You could start using Opire in the Autokey project without installing
anything at all.  I just went to Opire's web site and offered a $20
reward to anyone who closes the Autokey Wayland support issue (#87).  If
somebody ever creates a pull request in the Autokey project that
addresses that issue they can claim the reward and Opire will prompt me
to pay them the $20.  ($20 is the minimum reward amount Opire allows,
BTW.)  Multiple other people could stack up rewards on that same issue
in order to increase the likelyhood that someone would pick it up and
work on it.

If you really want to install something, Opire does offer a bot that can
be added to the project so that rewards can be created directly on the
issue's Github page without signing into the Opire web site but that is
optional.  If you want to see how that bot works you can see it in
action in the the issue I just opened on the Opire Github asking some
questions -> https://github.com/Opire/docs/issues/19  (Look for the
"This repo is using Opire" twisty and click it.)
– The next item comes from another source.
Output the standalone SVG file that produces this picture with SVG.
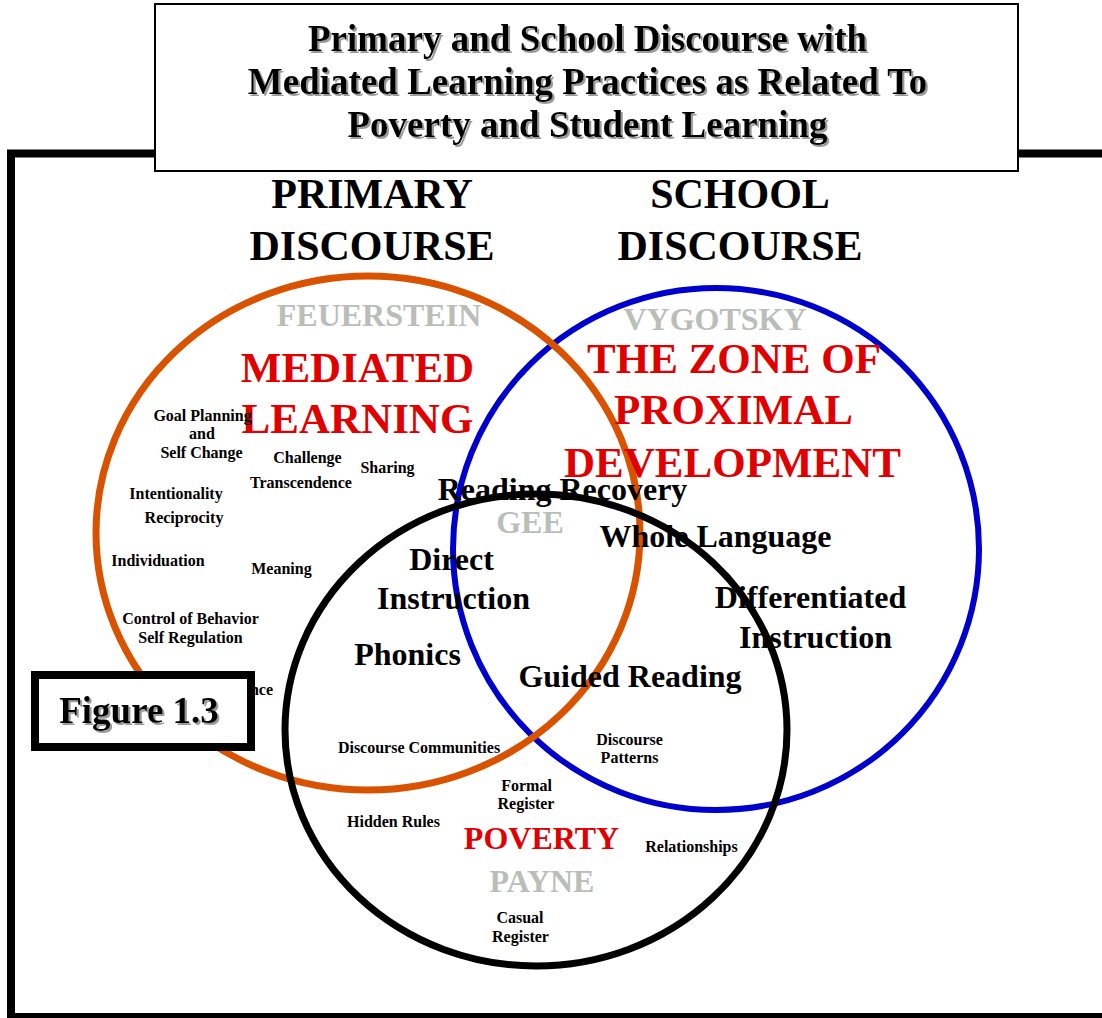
<svg xmlns="http://www.w3.org/2000/svg" width="1102" height="1018" viewBox="0 0 1102 1018">
<defs>
<filter id="shadow" x="-5%" y="-20%" width="110%" height="140%">
<feDropShadow dx="2" dy="2" stdDeviation="0.6" flood-color="#9a9a9a" flood-opacity="1"/>
</filter>
</defs>
<style>
text{font-family:"Liberation Serif","Times New Roman",serif;font-weight:bold;text-anchor:middle;fill:#000}
.title{font-size:37px}
.head{font-size:42px}
.grey{font-size:32px;fill:#B9BEB9}
.red{font-size:43px;fill:#E00000}
.mid{font-size:32px}
.sm{font-size:16px}
.ring{fill:none}
</style>
<rect width="1102" height="1018" fill="#fff"/>
<g id="frame">
<path d="M1110,153.5 H11 V1017 H1110" fill="none" stroke="#000" stroke-width="8"/>
</g>
<g id="title-box">
<rect x="155" y="4" width="863" height="167" fill="#fff" stroke="#000" stroke-width="2"/>
<g filter="url(#shadow)">
<text class="title" x="587.5" y="51">Primary and School Discourse with</text>
<text class="title" x="587.5" y="94">Mediated Learning Practices as Related To</text>
<text class="title" x="587.5" y="137">Poverty and Student Learning</text>
</g>
</g>
<g id="headings">
<text class="head" x="372" y="208">PRIMARY</text>
<text class="head" x="372" y="260">DISCOURSE</text>
<text class="head" x="740" y="208">SCHOOL</text>
<text class="head" x="740" y="260">DISCOURSE</text>
</g>
<g id="circles">
<ellipse id="school-circle" class="ring" cx="716" cy="549" rx="263" ry="261" stroke="#0000CC" stroke-width="6"/>
<ellipse id="primary-circle" class="ring" cx="368" cy="533" rx="272" ry="257" stroke="#D95200" stroke-width="7"/>
<ellipse id="poverty-circle" class="ring" cx="536" cy="730" rx="251" ry="236" stroke="#000" stroke-width="7"/>
</g>
<g id="primary-labels">
<text class="grey" x="379" y="326">FEUERSTEIN</text>
<text class="red" x="357.5" y="382">MEDIATED</text>
<text class="red" x="357.5" y="433">LEARNING</text>
<text class="sm" x="202.5" y="421">Goal Planning</text>
<text class="sm" x="202" y="439">and</text>
<text class="sm" x="201.5" y="458">Self Change</text>
<text class="sm" x="307.5" y="463">Challenge</text>
<text class="sm" x="301" y="488">Transcendence</text>
<text class="sm" x="387.5" y="473">Sharing</text>
<text class="sm" x="176" y="499">Intentionality</text>
<text class="sm" x="184" y="523">Reciprocity</text>
<text class="sm" x="158" y="566">Individuation</text>
<text class="sm" x="281.5" y="574">Meaning</text>
<text class="sm" x="190.5" y="624">Control of Behavior</text>
<text class="sm" x="190.5" y="643">Self Regulation</text>
<text class="sm" x="273" y="695" style="text-anchor:end">Competence</text>
</g>
<g id="school-labels">
<text class="grey" x="715" y="330">VYGOTSKY</text>
<text class="red" x="734" y="373">THE ZONE OF</text>
<text class="red" x="733.5" y="424">PROXIMAL</text>
<text class="red" x="732.5" y="477">DEVELOPMENT</text>
<text class="mid" x="715.5" y="547">Whole Language</text>
<text class="mid" x="810.5" y="608">Differentiated</text>
<text class="mid" x="815.5" y="648">Instruction</text>
</g>
<g id="overlap-labels">
<text class="mid" x="562.5" y="500">Reading Recovery</text>
<text class="grey" x="530" y="533">GEE</text>
<text class="mid" x="451.5" y="570">Direct</text>
<text class="mid" x="453.5" y="609">Instruction</text>
<text class="mid" x="407.5" y="665">Phonics</text>
<text class="mid" x="630" y="687">Guided Reading</text>
</g>
<g id="poverty-labels">
<text class="sm" x="419" y="753">Discourse Communities</text>
<text class="sm" x="629.5" y="745">Discourse</text>
<text class="sm" x="629.5" y="763">Patterns</text>
<text class="sm" x="526.5" y="791">Formal</text>
<text class="sm" x="526" y="809">Register</text>
<text class="sm" x="393.5" y="827">Hidden Rules</text>
<text class="mid" x="541.5" y="849" style="fill:#E00000">POVERTY</text>
<text class="sm" x="691.5" y="852">Relationships</text>
<text class="grey" x="542" y="892">PAYNE</text>
<text class="sm" x="520" y="923">Casual</text>
<text class="sm" x="520.5" y="942">Register</text>
</g>
<g id="figure-label">
<rect x="35" y="675" width="216" height="72" fill="#fff" stroke="#000" stroke-width="8"/>
<text x="139" y="723" filter="url(#shadow)" style="font-size:37px">Figure 1.3</text>
</g>
</svg>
They pay out rewards to the developers via Stripe.  Stripe is primarily
a credit chard processor for small business and they charge merchant
fees per transaction that vary based on the type of transaction. I'm
assuming, and I asked to confirm in my Github issue, that developers
would need to pay these fees -> https://stripe.com/pricing.

Looks like the major issues here aren't technical, but will rather be
educating the community and finding developers who want to put in the
work necessary to collect the rewards offered.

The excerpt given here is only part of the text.